▶ _Task requirements_: Skip pictures; extract every line from the one with "Recreate this image" through the one with "const total = counts.reduce((a, b)", exactly as written.

▶ _Input data_:
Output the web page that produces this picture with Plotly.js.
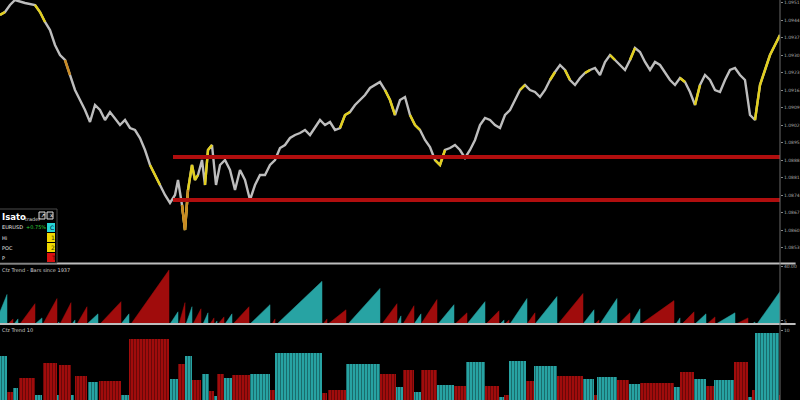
* * *
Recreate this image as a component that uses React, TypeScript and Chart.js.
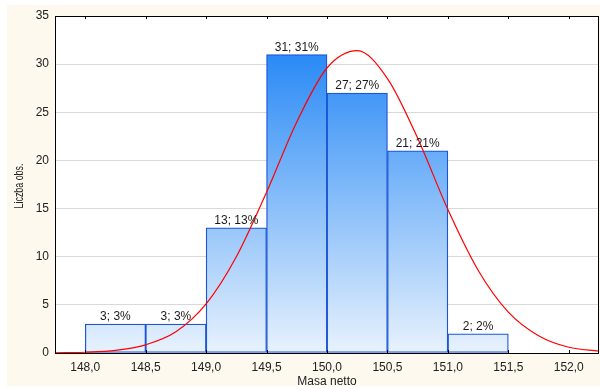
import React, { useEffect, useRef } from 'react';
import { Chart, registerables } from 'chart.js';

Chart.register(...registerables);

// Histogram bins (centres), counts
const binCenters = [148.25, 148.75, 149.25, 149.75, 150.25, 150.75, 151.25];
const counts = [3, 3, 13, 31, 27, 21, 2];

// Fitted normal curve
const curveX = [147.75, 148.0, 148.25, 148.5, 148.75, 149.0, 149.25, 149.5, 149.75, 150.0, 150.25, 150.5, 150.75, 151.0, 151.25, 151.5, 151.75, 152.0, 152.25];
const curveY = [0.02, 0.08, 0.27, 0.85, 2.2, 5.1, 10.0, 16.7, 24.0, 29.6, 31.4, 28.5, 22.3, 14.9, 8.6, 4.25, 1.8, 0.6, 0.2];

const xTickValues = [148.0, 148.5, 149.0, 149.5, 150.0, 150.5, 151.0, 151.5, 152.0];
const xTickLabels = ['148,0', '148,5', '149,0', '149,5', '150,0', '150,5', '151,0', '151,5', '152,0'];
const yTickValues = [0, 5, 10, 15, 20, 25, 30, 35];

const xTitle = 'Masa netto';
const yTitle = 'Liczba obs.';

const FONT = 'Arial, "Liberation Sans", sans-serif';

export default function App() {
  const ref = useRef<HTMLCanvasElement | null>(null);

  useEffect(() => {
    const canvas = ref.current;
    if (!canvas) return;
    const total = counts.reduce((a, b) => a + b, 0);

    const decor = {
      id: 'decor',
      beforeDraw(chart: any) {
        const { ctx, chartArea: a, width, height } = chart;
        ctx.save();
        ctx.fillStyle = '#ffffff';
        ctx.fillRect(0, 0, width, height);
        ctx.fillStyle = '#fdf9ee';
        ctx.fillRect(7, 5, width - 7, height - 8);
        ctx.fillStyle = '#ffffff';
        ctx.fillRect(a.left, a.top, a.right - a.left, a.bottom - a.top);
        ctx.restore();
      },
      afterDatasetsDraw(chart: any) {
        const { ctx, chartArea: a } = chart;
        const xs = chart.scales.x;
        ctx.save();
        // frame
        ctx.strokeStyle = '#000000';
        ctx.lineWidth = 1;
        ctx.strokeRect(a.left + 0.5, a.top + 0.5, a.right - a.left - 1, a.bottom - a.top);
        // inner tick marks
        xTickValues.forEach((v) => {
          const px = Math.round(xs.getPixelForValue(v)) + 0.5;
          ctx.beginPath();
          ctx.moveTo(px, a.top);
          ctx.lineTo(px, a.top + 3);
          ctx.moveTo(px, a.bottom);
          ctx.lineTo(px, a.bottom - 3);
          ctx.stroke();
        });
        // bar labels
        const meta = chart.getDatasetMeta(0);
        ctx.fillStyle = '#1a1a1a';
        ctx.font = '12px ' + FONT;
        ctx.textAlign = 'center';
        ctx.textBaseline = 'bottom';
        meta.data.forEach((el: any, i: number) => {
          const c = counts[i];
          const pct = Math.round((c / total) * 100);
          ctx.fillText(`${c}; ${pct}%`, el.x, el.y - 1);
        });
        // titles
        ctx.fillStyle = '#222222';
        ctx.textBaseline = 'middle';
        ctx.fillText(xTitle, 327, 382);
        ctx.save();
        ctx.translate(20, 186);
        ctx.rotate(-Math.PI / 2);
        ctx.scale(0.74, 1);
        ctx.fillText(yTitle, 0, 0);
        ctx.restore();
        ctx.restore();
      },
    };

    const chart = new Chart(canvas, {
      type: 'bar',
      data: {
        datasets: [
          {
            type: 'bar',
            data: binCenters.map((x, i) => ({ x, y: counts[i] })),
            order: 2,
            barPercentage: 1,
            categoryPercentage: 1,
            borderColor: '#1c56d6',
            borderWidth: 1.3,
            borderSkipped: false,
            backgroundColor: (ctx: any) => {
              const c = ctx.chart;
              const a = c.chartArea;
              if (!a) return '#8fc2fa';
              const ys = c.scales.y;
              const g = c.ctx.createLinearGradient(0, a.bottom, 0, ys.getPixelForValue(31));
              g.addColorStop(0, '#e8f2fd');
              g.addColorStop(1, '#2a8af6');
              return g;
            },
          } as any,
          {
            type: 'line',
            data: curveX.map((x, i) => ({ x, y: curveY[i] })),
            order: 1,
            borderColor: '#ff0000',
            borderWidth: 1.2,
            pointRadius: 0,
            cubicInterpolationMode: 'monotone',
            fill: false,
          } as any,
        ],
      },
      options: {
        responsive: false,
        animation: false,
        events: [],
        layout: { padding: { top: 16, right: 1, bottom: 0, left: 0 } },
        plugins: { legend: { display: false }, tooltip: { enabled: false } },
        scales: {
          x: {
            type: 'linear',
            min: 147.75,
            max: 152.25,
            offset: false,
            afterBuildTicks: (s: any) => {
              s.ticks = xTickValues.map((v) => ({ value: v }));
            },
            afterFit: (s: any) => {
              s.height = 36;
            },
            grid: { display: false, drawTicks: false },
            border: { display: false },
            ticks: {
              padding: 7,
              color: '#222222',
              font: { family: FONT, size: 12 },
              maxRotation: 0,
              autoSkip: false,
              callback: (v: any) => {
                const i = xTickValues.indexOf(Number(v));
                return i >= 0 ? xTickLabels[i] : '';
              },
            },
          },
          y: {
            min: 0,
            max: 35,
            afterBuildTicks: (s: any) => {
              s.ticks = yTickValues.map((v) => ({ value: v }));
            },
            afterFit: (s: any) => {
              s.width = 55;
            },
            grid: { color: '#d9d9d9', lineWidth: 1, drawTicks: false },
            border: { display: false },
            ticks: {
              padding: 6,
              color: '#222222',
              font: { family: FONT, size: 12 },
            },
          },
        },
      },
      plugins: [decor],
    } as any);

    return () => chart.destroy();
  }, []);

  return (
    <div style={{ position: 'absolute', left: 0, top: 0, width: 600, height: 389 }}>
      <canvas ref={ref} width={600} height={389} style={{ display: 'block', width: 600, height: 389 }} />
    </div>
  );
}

▶ _Response_:
Recreate this image as a component that uses React, TypeScript and Chart.js.
import React, { useEffect, useRef } from 'react';
import { Chart, registerables } from 'chart.js';

Chart.register(...registerables);

// Histogram bins (centres), counts
const binCenters = [148.25, 148.75, 149.25, 149.75, 150.25, 150.75, 151.25];
const counts = [3, 3, 13, 31, 27, 21, 2];

// Fitted normal curve
const curveX = [147.75, 148.0, 148.25, 148.5, 148.75, 149.0, 149.25, 149.5, 149.75, 150.0, 150.25, 150.5, 150.75, 151.0, 151.25, 151.5, 151.75, 152.0, 152.25];
const curveY = [0.02, 0.08, 0.27, 0.85, 2.2, 5.1, 10.0, 16.7, 24.0, 29.6, 31.4, 28.5, 22.3, 14.9, 8.6, 4.25, 1.8, 0.6, 0.2];

const xTickValues = [148.0, 148.5, 149.0, 149.5, 150.0, 150.5, 151.0, 151.5, 152.0];
const xTickLabels = ['148,0', '148,5', '149,0', '149,5', '150,0', '150,5', '151,0', '151,5', '152,0'];
const yTickValues = [0, 5, 10, 15, 20, 25, 30, 35];

const xTitle = 'Masa netto';
const yTitle = 'Liczba obs.';

const FONT = 'Arial, "Liberation Sans", sans-serif';

export default function App() {
  const ref = useRef<HTMLCanvasElement | null>(null);

  useEffect(() => {
    const canvas = ref.current;
    if (!canvas) return;
    const total = counts.reduce((a, b) => a + b, 0);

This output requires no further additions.